Friday, 15 August 2014


TOKYO, Aug 14 (Reuters): Japan's economy is expected to rebound this quarter from a steep contraction, but looming challenges will keep the pressure on the government and central bank for action to sustain growth.
Economists expect annualised growth of about 4 per cent for the three months to September after data on Wednesday showed that an April sales tax hike pushed the world's third-biggest economy into a 6.8 per cent drop in the second quarter.
The worst decline since the 2011 earthquake and tsunami highlights the growing gap between the bullish Bank of Japan and sceptical financial markets, even though it did not derail the BOJ and government scenario that the economy is recovering moderately and will not push the central bank into immediate action.

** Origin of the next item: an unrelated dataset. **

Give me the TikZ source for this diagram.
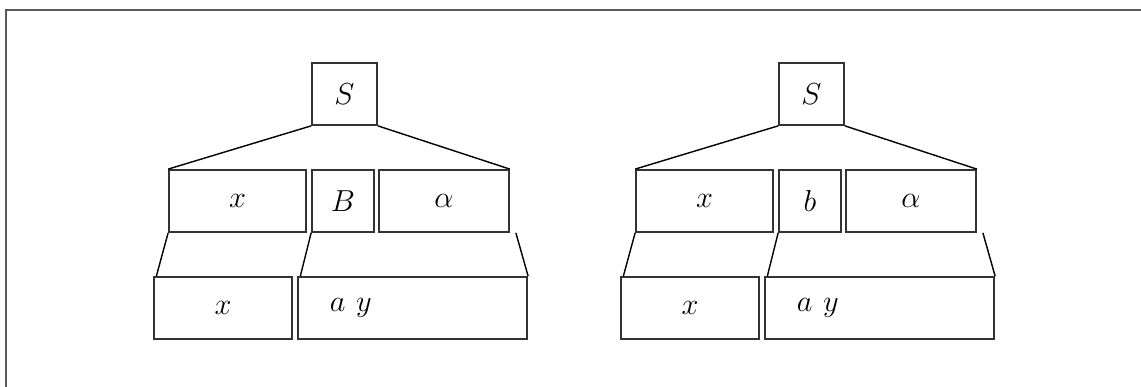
\documentclass[tikz,border=0pt]{standalone}

\begin{document}
\begin{tikzpicture}[
	cell/.style={draw=black!80, line width=1pt, inner sep=0pt, minimum height=1.24cm,
		font=\fontsize{18.5}{22}\selectfont},
	link/.style={line width=0.8pt}]
	\useasboundingbox (0,0) rectangle (22.82,7.74);
	% frame of the page
	\draw[line width=1pt, color=black!65] (0.12,0) |- (22.82,7.54);
	% the two derivation trees, one with B and one with b
	\foreach \side/\dx/\lbl in {l/0/B, r/9.34/b} {
		\begin{scope}[xshift=\dx cm]
			\node[cell, minimum width=1.30cm] (S\side) at (6.89,5.86) {$S$};
			\node[cell, minimum width=2.74cm] (x\side) at (4.75,3.72) {$x$};
			\node[cell, minimum width=1.24cm] (m\side) at (6.86,3.72) {$\lbl$};
			\node[cell, minimum width=2.60cm] (al\side) at (8.88,3.72) {$\alpha$};
			\node[cell, minimum width=2.75cm] (xx\side) at (4.46,1.58) {$x$};
			\node[cell, minimum width=4.59cm, inner xsep=0.64cm, text width=3.31cm, align=left]
				(ay\side) at (8.25,1.58) {$a\ y$};
			\draw[link] (S\side.south west) -- (x\side.north west);
			\draw[link] (S\side.south east) -- (al\side.north east);
			\draw[link] (x\side.south west) -- ([xshift=0.06cm]xx\side.north west);
			\draw[link] (m\side.south west) -- ([xshift=0.07cm]ay\side.north west);
			\draw[link] ([xshift=0.12cm]al\side.south east) -- (ay\side.north east);
		\end{scope}
	}
\end{tikzpicture}
\end{document}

With exports disappointingly weak, inventories building, consumption sluggish and capital spending in question, the central bank may find it harder to argue that its massive stimulus will pull Japan out of 15 years of deflation.
Pressure could also build on Prime Minister Shinzo Abe in coming months to veto a planned further tax hike.
"We can't ignore the effect the big economic contraction in April-June has on the BOJ's economic and price projections," said Naomi Muguruma, senior market economist at Mitsubishi UFJ Morgan Stanley Securities.
Even after trimming its forecasts last month, the BOJ expects expansion of 1.0 per cent for the fiscal year through March, well above the 0.3-0.5 per cent expectations of private economists. None of the analysts in Reuters surveys over recent months, moreover, expect the BOJ will reach its goal of 2 per cent inflation next fiscal year.
BOJ Governor Haruhiko Kuroda has been relentlessly bullish, sticking to his inflation target last week on the grounds that a positive cycle - strong corporate profits boosting business investment and wages, thereby supporting personal spending - remains intact.
Many economists, such as Muguruma, expect the central bank will have to cut its GDP forecast in a half-yearly assessment on Oct. 31, nudging it into expanding its enormous purchases of government bonds and other assets.
Others believe the BOJ will not be forced into action given that labour markets are tightening and business sentiment is holding up.